-------- Input material

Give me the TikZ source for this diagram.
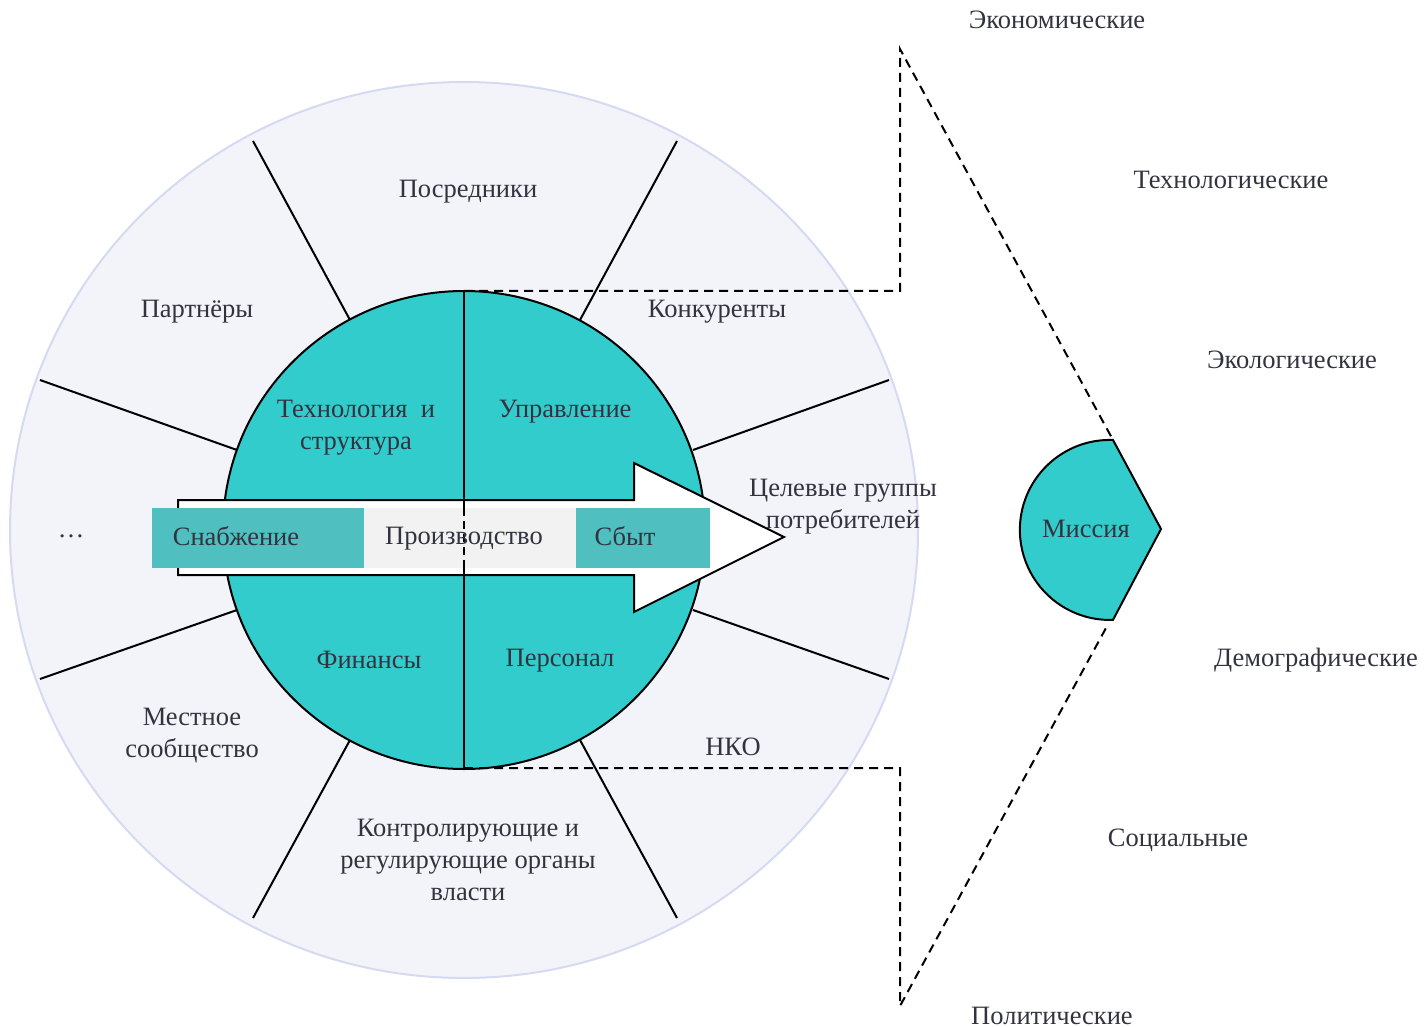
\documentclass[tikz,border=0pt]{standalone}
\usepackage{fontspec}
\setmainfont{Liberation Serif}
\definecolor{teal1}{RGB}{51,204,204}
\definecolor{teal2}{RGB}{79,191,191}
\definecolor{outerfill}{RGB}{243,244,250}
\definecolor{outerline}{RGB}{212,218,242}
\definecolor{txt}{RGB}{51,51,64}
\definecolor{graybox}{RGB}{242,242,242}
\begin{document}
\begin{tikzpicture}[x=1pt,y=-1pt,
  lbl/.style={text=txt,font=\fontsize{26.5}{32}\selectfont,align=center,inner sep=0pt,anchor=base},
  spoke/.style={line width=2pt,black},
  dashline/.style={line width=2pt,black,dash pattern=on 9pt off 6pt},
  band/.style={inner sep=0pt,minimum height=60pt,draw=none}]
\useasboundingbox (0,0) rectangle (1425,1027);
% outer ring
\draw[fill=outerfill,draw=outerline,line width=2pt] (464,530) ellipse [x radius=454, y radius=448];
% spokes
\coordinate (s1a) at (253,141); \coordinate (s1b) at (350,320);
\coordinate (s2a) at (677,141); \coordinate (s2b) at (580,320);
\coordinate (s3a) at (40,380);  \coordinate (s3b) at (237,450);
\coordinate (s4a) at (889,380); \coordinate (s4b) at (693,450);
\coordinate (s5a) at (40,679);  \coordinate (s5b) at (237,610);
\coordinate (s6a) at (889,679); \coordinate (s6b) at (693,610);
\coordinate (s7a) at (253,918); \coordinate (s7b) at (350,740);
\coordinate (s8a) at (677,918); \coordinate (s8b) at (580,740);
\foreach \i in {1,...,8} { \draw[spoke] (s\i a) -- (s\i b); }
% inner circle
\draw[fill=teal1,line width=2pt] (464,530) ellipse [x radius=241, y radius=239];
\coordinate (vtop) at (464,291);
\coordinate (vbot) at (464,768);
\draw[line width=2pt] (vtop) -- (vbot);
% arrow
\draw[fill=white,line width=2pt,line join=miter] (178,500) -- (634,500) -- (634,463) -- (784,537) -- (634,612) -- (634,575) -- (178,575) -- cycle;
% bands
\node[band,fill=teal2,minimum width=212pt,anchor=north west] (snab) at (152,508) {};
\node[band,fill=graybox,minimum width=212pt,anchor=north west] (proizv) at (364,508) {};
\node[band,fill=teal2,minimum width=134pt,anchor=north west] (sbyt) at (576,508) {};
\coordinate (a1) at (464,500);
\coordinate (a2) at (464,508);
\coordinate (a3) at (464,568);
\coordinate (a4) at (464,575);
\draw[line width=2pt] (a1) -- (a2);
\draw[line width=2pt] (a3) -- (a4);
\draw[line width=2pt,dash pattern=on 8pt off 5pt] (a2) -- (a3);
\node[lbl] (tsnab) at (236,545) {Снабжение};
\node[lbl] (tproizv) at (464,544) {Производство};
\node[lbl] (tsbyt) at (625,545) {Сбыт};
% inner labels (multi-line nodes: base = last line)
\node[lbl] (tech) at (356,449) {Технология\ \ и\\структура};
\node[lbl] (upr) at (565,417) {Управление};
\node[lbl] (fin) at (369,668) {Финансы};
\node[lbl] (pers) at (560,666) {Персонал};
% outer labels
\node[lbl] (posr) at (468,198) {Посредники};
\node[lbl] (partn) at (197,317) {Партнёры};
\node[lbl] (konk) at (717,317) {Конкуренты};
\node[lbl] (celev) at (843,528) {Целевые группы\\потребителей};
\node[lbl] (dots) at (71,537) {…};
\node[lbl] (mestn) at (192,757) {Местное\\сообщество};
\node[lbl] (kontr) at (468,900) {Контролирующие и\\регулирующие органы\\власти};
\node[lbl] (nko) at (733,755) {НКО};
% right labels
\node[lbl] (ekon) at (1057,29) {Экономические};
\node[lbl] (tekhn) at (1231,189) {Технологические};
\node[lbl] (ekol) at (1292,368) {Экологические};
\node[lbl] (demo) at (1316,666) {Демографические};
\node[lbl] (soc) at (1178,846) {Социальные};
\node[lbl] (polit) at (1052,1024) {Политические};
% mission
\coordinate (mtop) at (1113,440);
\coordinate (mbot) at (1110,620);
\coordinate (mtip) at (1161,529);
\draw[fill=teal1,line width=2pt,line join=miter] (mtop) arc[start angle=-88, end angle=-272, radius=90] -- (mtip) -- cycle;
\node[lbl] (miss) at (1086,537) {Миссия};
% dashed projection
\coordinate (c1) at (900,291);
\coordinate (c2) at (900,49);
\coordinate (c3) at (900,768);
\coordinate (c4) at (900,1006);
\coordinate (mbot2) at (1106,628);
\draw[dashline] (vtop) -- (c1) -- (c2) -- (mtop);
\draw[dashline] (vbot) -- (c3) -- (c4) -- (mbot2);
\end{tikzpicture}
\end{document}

----------------
-------- Input material

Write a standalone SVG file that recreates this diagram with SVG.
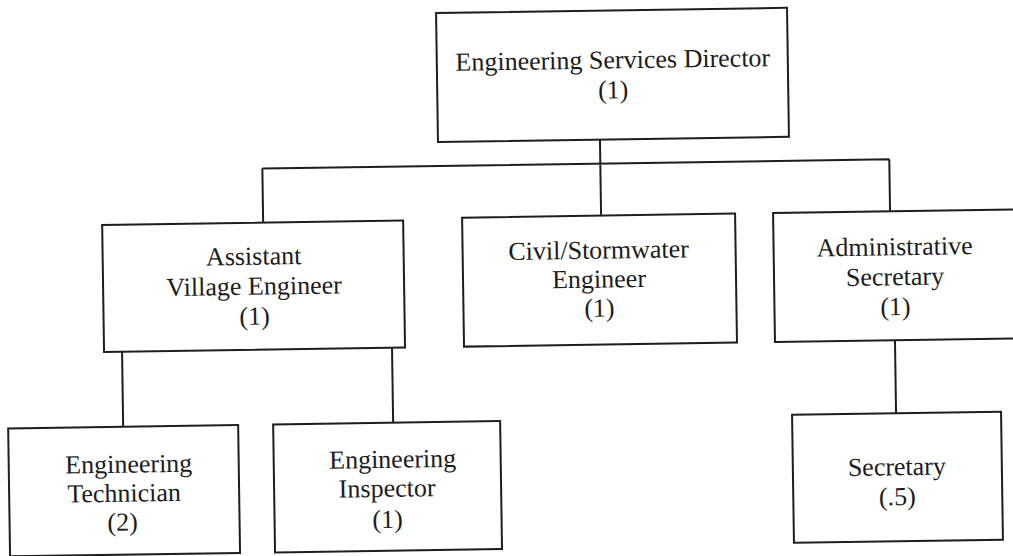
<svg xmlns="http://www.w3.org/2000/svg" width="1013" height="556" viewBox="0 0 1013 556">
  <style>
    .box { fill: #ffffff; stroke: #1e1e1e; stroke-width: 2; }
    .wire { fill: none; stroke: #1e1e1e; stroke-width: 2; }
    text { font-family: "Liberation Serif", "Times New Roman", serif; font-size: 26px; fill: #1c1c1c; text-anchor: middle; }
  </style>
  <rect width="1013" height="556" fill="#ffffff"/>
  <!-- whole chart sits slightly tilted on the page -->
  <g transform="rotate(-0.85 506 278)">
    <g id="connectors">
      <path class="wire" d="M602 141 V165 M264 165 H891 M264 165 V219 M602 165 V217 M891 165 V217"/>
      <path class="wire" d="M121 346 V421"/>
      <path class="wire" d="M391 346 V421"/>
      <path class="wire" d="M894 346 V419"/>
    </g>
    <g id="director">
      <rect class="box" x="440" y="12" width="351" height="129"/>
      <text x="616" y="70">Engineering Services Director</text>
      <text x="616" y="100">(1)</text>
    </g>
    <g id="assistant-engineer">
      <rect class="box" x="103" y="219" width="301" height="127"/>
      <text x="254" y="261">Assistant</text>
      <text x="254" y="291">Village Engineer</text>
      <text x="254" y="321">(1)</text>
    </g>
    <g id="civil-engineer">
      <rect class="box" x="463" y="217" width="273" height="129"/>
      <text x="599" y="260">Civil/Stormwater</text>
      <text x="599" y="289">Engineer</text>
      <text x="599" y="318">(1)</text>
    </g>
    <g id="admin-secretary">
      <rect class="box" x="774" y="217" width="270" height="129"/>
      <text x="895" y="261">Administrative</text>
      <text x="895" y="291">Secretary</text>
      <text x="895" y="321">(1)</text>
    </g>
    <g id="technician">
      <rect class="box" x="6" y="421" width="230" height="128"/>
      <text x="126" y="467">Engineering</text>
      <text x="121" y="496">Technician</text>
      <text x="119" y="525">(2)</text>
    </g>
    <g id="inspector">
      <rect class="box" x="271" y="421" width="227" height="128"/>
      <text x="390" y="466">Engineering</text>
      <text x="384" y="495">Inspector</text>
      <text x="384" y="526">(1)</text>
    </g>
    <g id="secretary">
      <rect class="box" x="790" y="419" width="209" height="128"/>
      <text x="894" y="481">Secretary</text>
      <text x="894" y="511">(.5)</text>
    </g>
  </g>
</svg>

----------------

Set task: Of the lines above, how many contain the string "standalone"? Only the number is required.

Answer: 2